Если очень новы по самой фигуре замысла (странны) шедевры 33-34-го годов: «Медный всадник», «Пиковая дама», «Золотой петушок»… – то не менее «странна» и «Капитанская дочка» (недаром Пушкин переключается на нее с «Дубровского» в том же 33-м году). Странность эта утаена под покровом внешней традиционности исторического романчика.
Итак, так много за одно лишь 19 октября 1836 года! Но сколько же на самом деле?
Возможно, куда меньше. Мы не знаем, сколько он мог поработать над «Капитанской дочкой» именно 19 октября: она была уже в цензуре и готовилась к печати. Возможно, лишь крошечный аппендикс послесловия (и то, возможно, лишь последний его абзац: «Рукопись Петра Андреевича Гринева доставлена была нам…»); с видимым удовольствием выведена внизу дата: «19 окт. 1836» – словно и вся приписка ради даты. Так ему хотелось ощутить свой труд! ощутить непропущенной осень!.. что, право, мог он пойти перед собой на такую уловку, датируя самое крупное свое последнее произведение, под покровом занимательности чрезвычайно для него сокровенное.
Теперь стихи… По всей видимости, он начал их загодя, чтобы поспели к 19-му. Сколько их было уже написано? дописывал ли он их 19-го?… – тоже вопрос. Может, они были как раз до «И ураган их…» уже и написаны. Но даже если и не продолжал, то – перечитывал, и, в этом случае, наверняка. Во всяком случае, они перешли в письмо Чаадаеву, которое в любом случае написано именно в этот день.
Нет, это был мучительный день! Письмо это писано двумя, тремя, семью Пушкиными, сошедшимися воедино: и лицеистом, которого поразил «старик» Чаадаев (22 лет), и государственным мужем, по ошибке обойденным чинами, и романтиком декабризма, нашедшим себе пристанище в русской истории, и запутавшимся человеком, «возомнившим себя практиком» (Бартенев), затеявшим издавать журнал и знающим, что письмо будут читать, и человеком, столь тянувшимся к европейской культуре и так жестоко к ней не допущенным (невыезды за границу), и, наконец, гением и истинно патриотом… всё это – Пушкин.
Вот оговорочки, расслаивающие текст письма, они – о реальном положении Пушкина, издателя и поэта, навсегда, пожизненно поднадзорного («сердечная привязанность к государю» уже цитировалась):
«Благодарю за брошюру, которую вы мне прислали. Я с удовольствием перечел ее, хотя очень удивился, что она переведена и напечатана [42]. Я доволен переводом… Что касается мыслей, то вы знаете, что я далеко не во всём согласен с вами».
Эти крадущиеся глаголы… Эта безадресность: себе, ему, им, потомкам. А главное, всё – правда.

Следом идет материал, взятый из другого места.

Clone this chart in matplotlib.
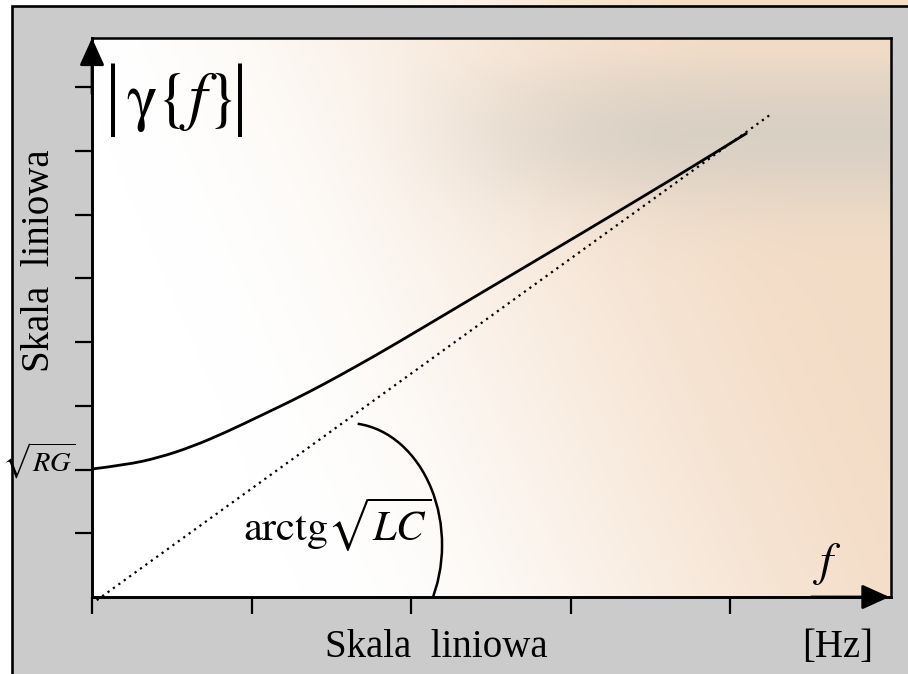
import numpy as np
import matplotlib
matplotlib.use("Agg")
import matplotlib.pyplot as plt
from matplotlib.patches import Rectangle, Arc, PathPatch
from matplotlib.path import Path
from matplotlib.transforms import blended_transform_factory

plt.rcParams['font.family'] = ['Liberation Serif', 'DejaVu Serif']
plt.rcParams['mathtext.fontset'] = 'stix'

# |gamma(f)| (linear scale, arbitrary units)
freq = [0.0, 0.209, 0.418, 0.627, 0.836, 1.045, 1.254, 1.463, 1.672, 1.881,
        2.433, 3.060, 3.687, 4.107]
gamma = [2.008, 2.071, 2.185, 2.358, 2.58, 2.83, 3.08, 3.35, 3.64, 3.937,
         4.76, 5.69, 6.63, 7.28]

# asymptote with slope sqrt(LC)
asym_f = [0.03, 4.26]
asym_g = [-0.05, 7.58]

rg_level = 2.0
x_ticks = [0, 1, 2, 3, 4]
y_ticks = [1, 2, 3, 4, 5, 6, 7, 8]
x_max = 5.009
y_max = 8.769

# angle marker (ellipse arc) in data units
arc_center = (1.599, 0.816)
arc_w, arc_h = 1.191, 3.827


def smooth(t):
    t = np.clip(t, 0, 1)
    return t * t * (3 - 2 * t)


def background(h=140, w=200):
    u, v = np.meshgrid(np.linspace(0, 1, w), np.linspace(1, 0, h))
    peach = np.array([0.955, 0.865, 0.78])
    gray = np.array([0.82, 0.80, 0.765])
    p = smooth((u - 0.12 - 0.3 * (0.5 - v)) / 0.85)
    g = np.exp(-((v - 0.83) / 0.13) ** 2) * smooth((u - 0.3) / 0.45) * 0.75
    g *= 1 - 0.6 * smooth((v - 0.93) / 0.07)
    img = np.ones((h, w, 3)) * (1 - p[..., None]) + peach * p[..., None]
    img = img * (1 - g[..., None]) + gray * g[..., None]
    return img


def smooth_path(xs, ys):
    # quadratic spline through midpoints of the read points
    pts = np.column_stack([xs, ys])
    verts = [pts[0]]
    codes = [Path.MOVETO]
    for i in range(1, len(pts) - 1):
        mid = (pts[i] + pts[i + 1]) / 2
        verts += [pts[i], mid]
        codes += [Path.CURVE3, Path.CURVE3]
    verts.append(pts[-1])
    codes.append(Path.LINETO)
    return Path(verts, codes)


fig = plt.figure(figsize=(9.08, 6.74), dpi=100)

# thin strip above the grey panel
strip = fig.add_axes([0, 668 / 674, 1, 6 / 674])
su = np.linspace(0, 1, 300)
sp = smooth((su - 0.3) / 0.5)
strip_img = np.ones((1, 300, 3)) * (1 - sp[None, :, None]) + np.array([0.96, 0.875, 0.76]) * sp[None, :, None]
strip.imshow(strip_img, aspect='auto', extent=(0, 1, 0, 1))
strip.axis('off')
strip.set_zorder(0)

fig.patches.append(Rectangle((12 / 908, -0.1), 1.1, 668 / 674 + 0.1,
                             transform=fig.transFigure, facecolor='#cbcbcb',
                             edgecolor='black', lw=1.9, zorder=1))

ax = fig.add_axes([92 / 908, 77 / 674, 799 / 908, 559 / 674])
ax.set_zorder(2)
ax.imshow(background(), extent=(0, x_max, 0, y_max), aspect='auto',
          interpolation='bicubic', zorder=0)
ax.set_xlim(0, x_max)
ax.set_ylim(0, y_max)

ax.add_patch(PathPatch(smooth_path(freq, gamma), facecolor='none',
                       edgecolor='black', lw=2.0, capstyle='butt', zorder=3))
ax.plot(asym_f, asym_g, color='black', lw=1.6, linestyle=(0, (1, 2.0)),
        clip_on=False, zorder=3)
ax.add_patch(Arc(arc_center, arc_w, arc_h, theta1=-60, theta2=88,
                 color='black', lw=1.8, zorder=3))

for name, sp_ in ax.spines.items():
    sp_.set_color('black')
    sp_.set_linewidth(2.1 if name in ('left', 'bottom') else 1.8)
    sp_.set_zorder(4)

ax.set_xticks(x_ticks)
ax.set_yticks(y_ticks)
ax.tick_params(direction='out', length=12, width=1.6, labelbottom=False,
               labelleft=False, color='black')

arrow = dict(arrowstyle='-|>,head_length=0.42,head_width=0.19', color='black',
             lw=2, shrinkA=0, shrinkB=0, mutation_scale=40)
ax.annotate('', xy=(0, 1.0), xytext=(0, 0.9), xycoords='axes fraction',
            arrowprops=arrow, annotation_clip=False, zorder=5)
ax.annotate('', xy=(0.998, 0), xytext=(0.9, 0), xycoords='axes fraction',
            arrowprops=arrow, annotation_clip=False, zorder=5)

# |gamma{f}| : bars as separate taller glyphs
ax.text(0.132, 7.8, '|', fontsize=58, ha='center', va='center', zorder=5)
ax.text(0.546, 7.76, r'$\mathrm{\gamma}\{f\}$', fontsize=47,
        ha='center', va='center', zorder=5)
ax.text(0.93, 7.8, '|', fontsize=58, ha='center', va='center', zorder=5)

ax.text(0.947, 0.87, r'$\mathrm{arctg}\sqrt{LC}$', fontsize=30.5,
        ha='left', va='baseline', zorder=5)
ax.text(4.52, 0.345, r'$f$', fontsize=34, ha='left', va='baseline', zorder=5)

trans = blended_transform_factory(ax.transAxes, ax.transData)
ax.text(-0.021, rg_level - 0.03, r'$\sqrt{RG}$', fontsize=20.5, ha='right',
        va='baseline', transform=trans, clip_on=False, zorder=5)

fig.text(436 / 908, 17 / 674, 'Skala  liniowa', fontsize=28, ha='center',
         va='baseline', zorder=3)
fig.text(873 / 908, 17 / 674, '[Hz]', fontsize=28, ha='right',
         va='baseline', zorder=3)
fig.text(40 / 908, 1 - 261 / 674, 'Skala  liniowa', fontsize=28, ha='center',
         va='center', rotation=90, zorder=3)

fig.savefig('out.png', dpi=100)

Ведь Пушкин не так уж и крутит, сколько
«Действительно, нужно сознаться, что наша общественная жизнь – грустная вещь. Что это отсутствие общественного мнения, это равнодушие ко всему, что является долгом, справедливостью и истиной, это циничное презрение к человеческой мысли и достоинству – поистине могут привести в отчаяние. Вы хорошо сделали, что сказали это громко».
Вправо, влево, в центр, в чужое ухо… А вот эта последняя фраза – весь Пушкин, сам Пушкин с его справедливостью, точностью и беспощадностью оценки: «громко».
«Вы хорошо сделали, что сказали это громко».
«Громко» – так оценивает это сам Пушкин без навязанных ему коэффициентов. Громко… не более.
Письмо замечательное. Всё то глубокое и мудрое о России и ее истории, о православии и его истории, что так стремительно, кратко и точно написано им как оппонентом Чаадаева, я здесь пропустил, отсылая тех, кто не помнит, к самостоятельному перечтению. Я ограничился лишь периферией письма, его рамкой, его внутренним климатом, рисующим лишь человеческое состояние автора.